Even without taking into consideration the bad runs every manufacturer has from time to time...
 
#20 · (Edited by Moderator)
Internal HDD's (Seagate vs Hitachi vs WD)

Just bought a Seagate Barracuda ST3000DM001 3TB hard drive from a local store and am starting to have second thoughts after reading reviews online and a report on Backblaze (if you want to find it, search "What Hard Drive Should I Buy" in google and it should pop up). Backblaze seems to indicate that the particular drive I now own has an annual failure rate of about 10%, Wondering if any of you have insight on whether or not my fears are justified, and whether or not you have any experience with Hitachi or WD internal HDD's. If you have experience with another brand, feel free to share.

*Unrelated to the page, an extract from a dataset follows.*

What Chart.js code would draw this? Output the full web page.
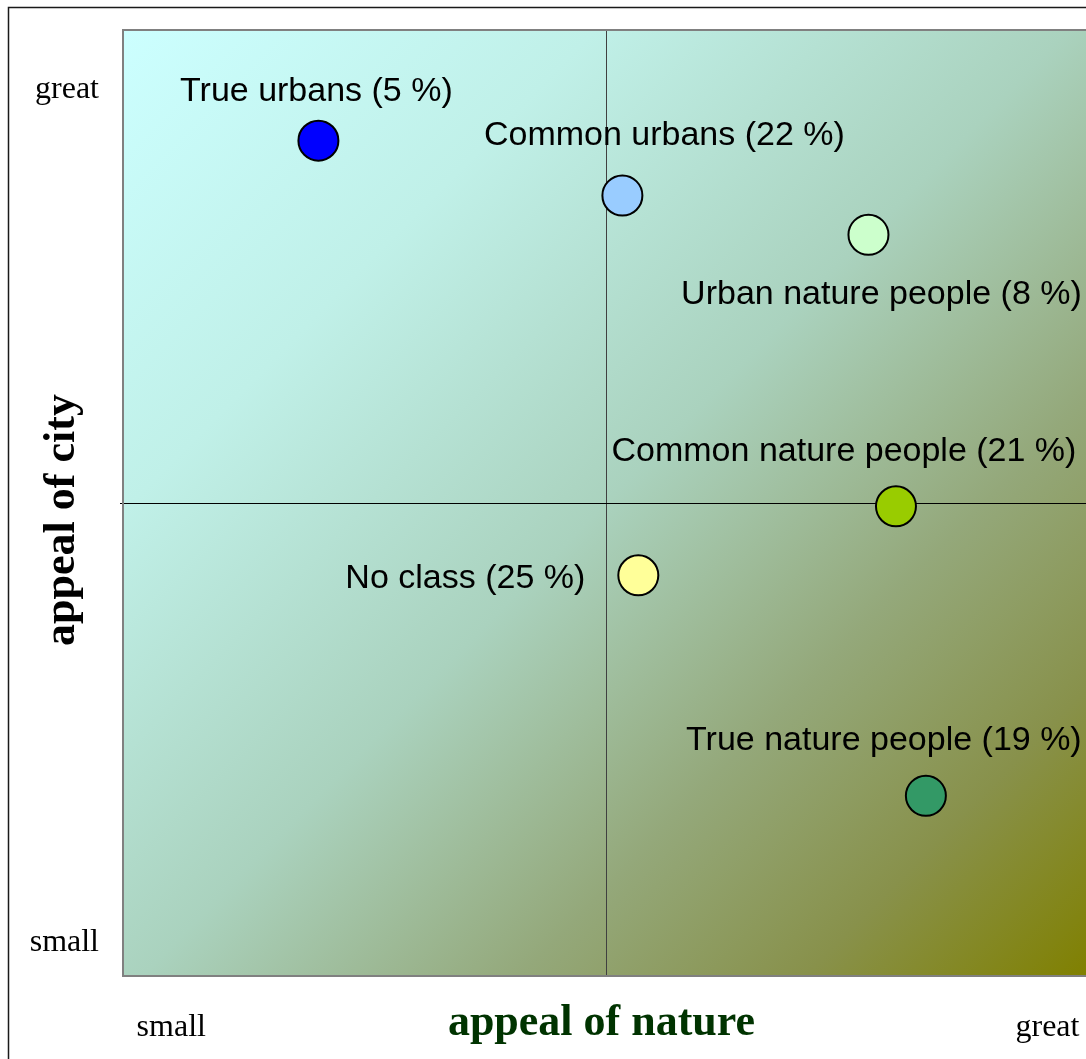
<!DOCTYPE html>
<html>
<head>
<meta charset="utf-8">
<script src="https://cdn.jsdelivr.net/npm/chart.js@4/dist/chart.umd.min.js"></script>
<style>
  html, body { margin: 0; padding: 0; overflow: hidden; background: #ffffff; }
  #wrap { position: absolute; left: 0; top: 0; width: 1110px; height: 1080px; }
</style>
</head>
<body>
<div id="wrap"><canvas id="c" width="1110" height="1080"></canvas></div>
<script>
// ---- data ----
const categories = ['True urbans', 'Common urbans', 'Urban nature people', 'Common nature people', 'No class', 'True nature people'];
const shares = [5, 22, 8, 21, 25, 19];
const natureAppeal = [-0.595, 0.035, 0.545, 0.602, 0.068, 0.664];
const cityAppeal = [0.766, 0.650, 0.567, -0.007, -0.153, -0.619];
const tickLabels = ['small', 'great'];
const xTickValues = [-0.9, 0.916];
const yTickValues = [-0.93, 0.873];
const xTitle = 'appeal of nature';
const yTitle = 'appeal of city';

// ---- styles ----
const pointColors = ['#0000ff', '#99ccff', '#ccffcc', '#99cc00', '#ffff99', '#339966'];
const labelOffsets = [
  { dx: -2, dy: -49, align: 'center' },
  { dx: 42, dy: -60, align: 'center' },
  { dx: 13, dy: 60, align: 'center' },
  { dx: -52, dy: -55, align: 'center' },
  { dx: -53, dy: 3, align: 'right' },
  { dx: -42, dy: -55, align: 'center' }
];

const bgPlugin = {
  id: 'bg',
  beforeDraw(chart) {
    const { ctx, chartArea: a } = chart;
    ctx.save();
    // outer frame
    ctx.strokeStyle = '#1a1a1a';
    ctx.lineWidth = 1.5;
    ctx.strokeRect(8.5, 7.5, 1095, 1065);
    // gradient plot background
    const g = ctx.createLinearGradient(a.left, a.top, a.right, a.bottom);
    g.addColorStop(0.0, 'rgb(204,255,255)');
    g.addColorStop(0.25, 'rgb(192,240,232)');
    g.addColorStop(0.5, 'rgb(170,210,190)');
    g.addColorStop(0.7, 'rgb(148,168,122)');
    g.addColorStop(0.85, 'rgb(136,145,75)');
    g.addColorStop(1.0, 'rgb(128,128,0)');
    ctx.fillStyle = g;
    ctx.fillRect(a.left, a.top, a.right - a.left, a.bottom - a.top);
    // crosshair through 0,0
    const xs = chart.scales.x, ys = chart.scales.y;
    const x0 = Math.round(xs.getPixelForValue(0)) + 0.5;
    const y0 = Math.round(ys.getPixelForValue(0)) + 0.5;
    ctx.lineWidth = 1;
    ctx.strokeStyle = '#404040';
    ctx.beginPath();
    ctx.moveTo(x0, a.top); ctx.lineTo(x0, a.bottom);
    ctx.stroke();
    ctx.strokeStyle = '#000000';
    ctx.beginPath();
    ctx.moveTo(a.left - 3, y0); ctx.lineTo(a.right, y0);
    ctx.stroke();
    // plot border
    ctx.strokeStyle = '#808080';
    ctx.lineWidth = 2;
    ctx.strokeRect(a.left, a.top, a.right - a.left, a.bottom - a.top);
    ctx.restore();
  },
  afterDraw(chart) {
    const { ctx, chartArea: a } = chart;
    const xs = chart.scales.x, ys = chart.scales.y;
    ctx.save();
    // point labels
    ctx.font = '34px "Liberation Sans", Arial, sans-serif';
    ctx.fillStyle = '#000000';
    ctx.textBaseline = 'middle';
    categories.forEach((name, i) => {
      const px = xs.getPixelForValue(natureAppeal[i]);
      const py = ys.getPixelForValue(cityAppeal[i]);
      const o = labelOffsets[i];
      ctx.textAlign = o.align;
      ctx.fillText(name + ' (' + shares[i] + ' %)', px + o.dx, py + o.dy);
    });
    // axis titles
    ctx.font = 'bold 44px "Liberation Serif", "Times New Roman", serif';
    ctx.textBaseline = 'alphabetic';
    ctx.textAlign = 'center';
    ctx.fillStyle = '#003300';
    ctx.fillText(xTitle, (a.left + a.right) / 2 - 4, 1035);
    ctx.fillStyle = '#000000';
    ctx.translate(74, (a.top + a.bottom) / 2 + 17);
    ctx.rotate(-Math.PI / 2);
    ctx.fillText(yTitle, 0, 0);
    ctx.restore();
  }
};

function noPad(s) {
  s.paddingTop = 0; s.paddingBottom = 0; s.paddingLeft = 0; s.paddingRight = 0;
}

new Chart(document.getElementById('c'), {
  type: 'scatter',
  data: {
    datasets: [{
      data: natureAppeal.map((x, i) => ({ x: x, y: cityAppeal[i] })),
      pointRadius: 20,
      pointHoverRadius: 20,
      pointBackgroundColor: pointColors,
      pointBorderColor: '#000000',
      pointBorderWidth: 2
    }]
  },
  options: {
    responsive: false,
    animation: false,
    events: [],
    layout: { padding: { left: 0, top: 30, right: 19, bottom: 0 } },
    plugins: { legend: { display: false }, tooltip: { enabled: false } },
    scales: {
      x: {
        type: 'linear', min: -1, max: 1,
        afterBuildTicks: (s) => { s.ticks = xTickValues.map(v => ({ value: v })); },
        afterFit: (s) => { s.height = 1080 - 976; noPad(s); },
        grid: { display: false, drawTicks: false },
        border: { display: false },
        ticks: {
          autoSkip: false, maxRotation: 0, padding: 32,
          color: '#000000',
          font: { family: '"Liberation Serif", "Times New Roman", serif', size: 32 },
          callback: (v, i) => tickLabels[i]
        }
      },
      y: {
        type: 'linear', min: -1, max: 1,
        afterBuildTicks: (s) => { s.ticks = yTickValues.map(v => ({ value: v })); },
        afterFit: (s) => { s.width = 123; noPad(s); },
        grid: { display: false, drawTicks: false },
        border: { display: false },
        ticks: {
          autoSkip: false, padding: 24,
          color: '#000000',
          font: { family: '"Liberation Serif", "Times New Roman", serif', size: 32 },
          callback: (v, i) => tickLabels[i]
        }
      }
    }
  },
  plugins: [bgPlugin]
});
</script>
</body>
</html>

I read a comment on another forum which seemed to indicate that the 11th and 12th generations of the Seagate Barracuda drives were terrible and that the 14th gen had been improved. Any truth to this? How do I find out which generation I have? My seagate drive was manufactured on 04/13 if that helps any.

Thanks!
 
#21 ·
All makers have good and bad drives. At one time, IBM had the best drives and then they made the Deskstar (AKA Deathstar) line. (I has 2 out of 4 fail.) It killed their reputation and their drive division as well. Similarly, Seagate was good until several years ago. Soon after, Western Digital went downhill with their 1.5TB and 2TB Green drives. I've had failure rates of about 50% with those. (Their 1TB Green drives were great but not the "upgraded" larger drives.) WD's response was to shorten their drive warranties. I had one of their shorter warranty drives fail just after the shortened warranty expired. It would have been covered under the longer warranty (surprise, surprise.)

Whatever you buy, make sure it has a good warranty, at least 3 years, and is suitable for the purpose in terms of speed, power consumption, noise, MTBF, etc. Above all, make regular backups. All drives will fail eventually.

You might want to check out earlier posts in this thread.